The Marvelous Mrs. Maisel Will Cure Your Gilmore Girls Blues

The TV show created by Amy Sherman-Palladino is a spectacular dramedy about a reluctant stand-up comedienne in the 50s 

The new child of Gilmore Girls’ mother Amy Sherman-Palladino, The Marvellous Mrs. Maisel is a delightful, rich, vibrant TV series aired on Amazon Video and winner of two Golden Globes, respectively for Best Television Series – Musical or Comedy and Best Actress – Musical or Comedy to Rachel Brosnahan for her portrayal of Miriam “Midge” Maisel. 

Midge is Lorelai Gilmore’s spirit sister from another era. Aficionados of Lorelai and Rory can catch a glimpse of their unforgettable wordy crossfires from the very start of The Marvelous Mrs. Maisel, when she, the bride, gives a toast at her own wedding.  

Cheerful, lively, witty Midge has everything a woman could ask for in 1958: a handsome, rich husband, has a passion for stand-up comedy, two children, and a beautiful apartment on the Upper West Side. Under this perfect surface, her husband Joel (Michael Zegen) cheats on her with his secretary, Midge’s children don’t seem to be particularly fond of her and the apartment actually belongs to her father-in-law, who kicks her out after she separates from his son. 

Midge, who’s always been more gifted for comedy than her husband, decides to give stand up comedy a go and goes on to perform at the Village club smashed drunk, ranting about her now non-existent marital life and throwing shade at her rival Penny Pann (Holly Curran). 

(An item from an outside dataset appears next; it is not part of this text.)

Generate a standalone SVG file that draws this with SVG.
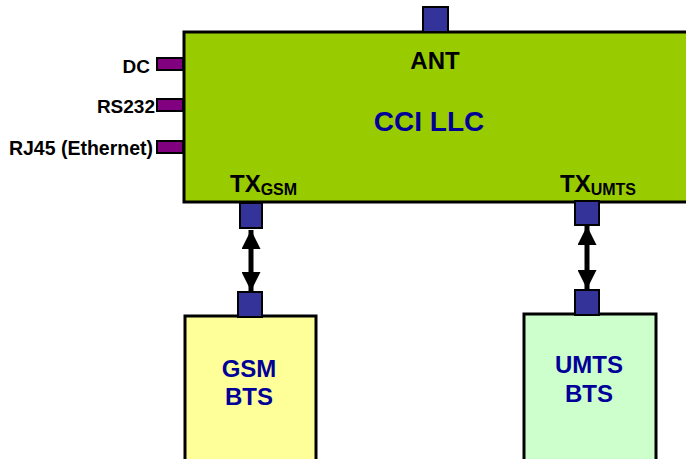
<svg xmlns="http://www.w3.org/2000/svg" width="686" height="459" viewBox="0 0 686 459">
<style>
.lbl{font-family:"Liberation Sans",Arial,sans-serif;font-weight:bold;fill:#000}
.blue{font-family:"Liberation Sans",Arial,sans-serif;font-weight:bold;fill:#000099}
.port{fill:#333399;stroke:#000;stroke-width:2}
.pport{fill:#800080;stroke:#000;stroke-width:2}
.box{stroke:#000;stroke-width:3}
</style>
<defs>
<marker id="ah" viewBox="0 0 10 10" refX="10" refY="5" markerWidth="3.8" markerHeight="3.8" orient="auto-start-reverse" markerUnits="strokeWidth">
<path d="M0,0 L10,5 L0,10 z" fill="#000"/>
</marker>
</defs>
<rect width="686" height="459" fill="#fff"/>
<g id="cci">
<rect class="box" x="184" y="32" width="510" height="170" fill="#99cc00"/>
<rect class="port" x="423" y="7" width="25" height="25"/>
<rect class="pport" x="157" y="58" width="26" height="12"/>
<rect class="pport" x="157" y="99" width="26" height="12"/>
<rect class="pport" x="157" y="141" width="26" height="12"/>
<text class="lbl" x="435" y="69" font-size="24" text-anchor="middle">ANT</text>
<text class="blue" x="429" y="131" font-size="28" text-anchor="middle" fill="#0000bb">CCI LLC</text>
<text class="lbl" x="150" y="73" font-size="19" text-anchor="end">DC</text>
<text class="lbl" x="155" y="113" font-size="19" text-anchor="end">RS232</text>
<text class="lbl" x="153" y="155" font-size="19.5" text-anchor="end">RJ45 (Ethernet)</text>
<text class="lbl" x="230" y="192" font-size="24">TX<tspan font-size="16" dy="3">GSM</tspan></text>
<text class="lbl" x="560" y="192" font-size="24">TX<tspan font-size="16" dy="3">UMTS</tspan></text>
<rect class="port" x="240" y="203" width="22" height="25"/>
<rect class="port" x="575" y="201" width="24" height="24"/>
</g>
<g id="gsm">
<rect class="box" x="185" y="316" width="131" height="160" fill="#ffff99"/>
<rect class="port" x="238" y="292" width="24" height="25"/>
<text class="blue" x="249" y="377" font-size="24" text-anchor="middle">GSM</text>
<text class="blue" x="249" y="405" font-size="24" text-anchor="middle">BTS</text>
</g>
<g id="umts">
<rect class="box" x="524" y="314" width="132" height="160" fill="#ccffcc"/>
<rect class="port" x="575" y="290" width="24" height="25"/>
<text class="blue" x="589" y="373" font-size="24" text-anchor="middle">UMTS</text>
<text class="blue" x="589" y="402" font-size="24" text-anchor="middle">BTS</text>
</g>
<g id="connectors" stroke="#000" stroke-width="5" fill="none">
<line x1="251" y1="230" x2="251" y2="291" marker-start="url(#ah)" marker-end="url(#ah)"/>
<line x1="587" y1="226" x2="587" y2="289" marker-start="url(#ah)" marker-end="url(#ah)"/>
</g>
</svg>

As Midge gets arrested for flashing her breasts to the audience, grouchy Gaslight Cafe’s employee Susie Maierson (Gilmore Girls alumna Alex Borstein) sees more than just a pair of perky boobs. She sees a diamond in the rough: Midge is a stand-up comedienne, but Midge herself doesn’t know it yet.

The reason why Midge doesn’t know she can be a comedienne – a better one than her husband will ever be – is that society has already chosen the mould in which she needs to fit, measuring her tights year after year to stay in shape. If you think this only applies to the Fifties, you may want to think twice. The Marvelous Mrs. Maisel is a period yet modern flawless 8-episode dramedy from which we can still learn a thing or two about how to be a woman in a male-dominated industry, as Mad Men’s Peggy Olson has taught us before.

Midge’s finding for her own place in the world happens through her research for a stage name. She struggles to find one that defines her perfectly, yet she doesn’t want to use her own to protect her family and her identity.

What’s in a name? More than Shakespeare’s Juliet could ever imagine. Midge’s identity as a woman is far from fitting into a monolithic category. She will learn she is a comedienne indeed, rather than just a mother, a wife, a daughter. She is all of these things at once and yet none of them defines her. She will learn – and learn it the hard way – she doesn’t need a man, all she needs is a name. Being known as Mrs. Maisel to her audience feels like a coming out. Midge is finally free to express herself in all of her multiple facets and to give a new meaning to her married name.

Her journey to self-awareness and self-determination features emotional breakdowns, several brilliant acts (and just as many bombs) and an unlikely friendship with her manager Susie, whose surliness hides a lonely life in a down-at-heel studio.

There isn’t a single thing which feels out of place in this TV show. Perfectly timed humour, a comic, honest rendition of New York’s Jewish elite Midge belongs to, and a few Easter eggs for Gilmore Girls fans to hunt. A hint: both involve snow. And to add to it, Gilmore Girls’ very own Lauren Graham will allegedly appear in the second series. Do we need to say more? 

If Gilmore Girls’ last four words have somewhat failed the fanbase, The Marvelous Mrs. Maisel surely won’t.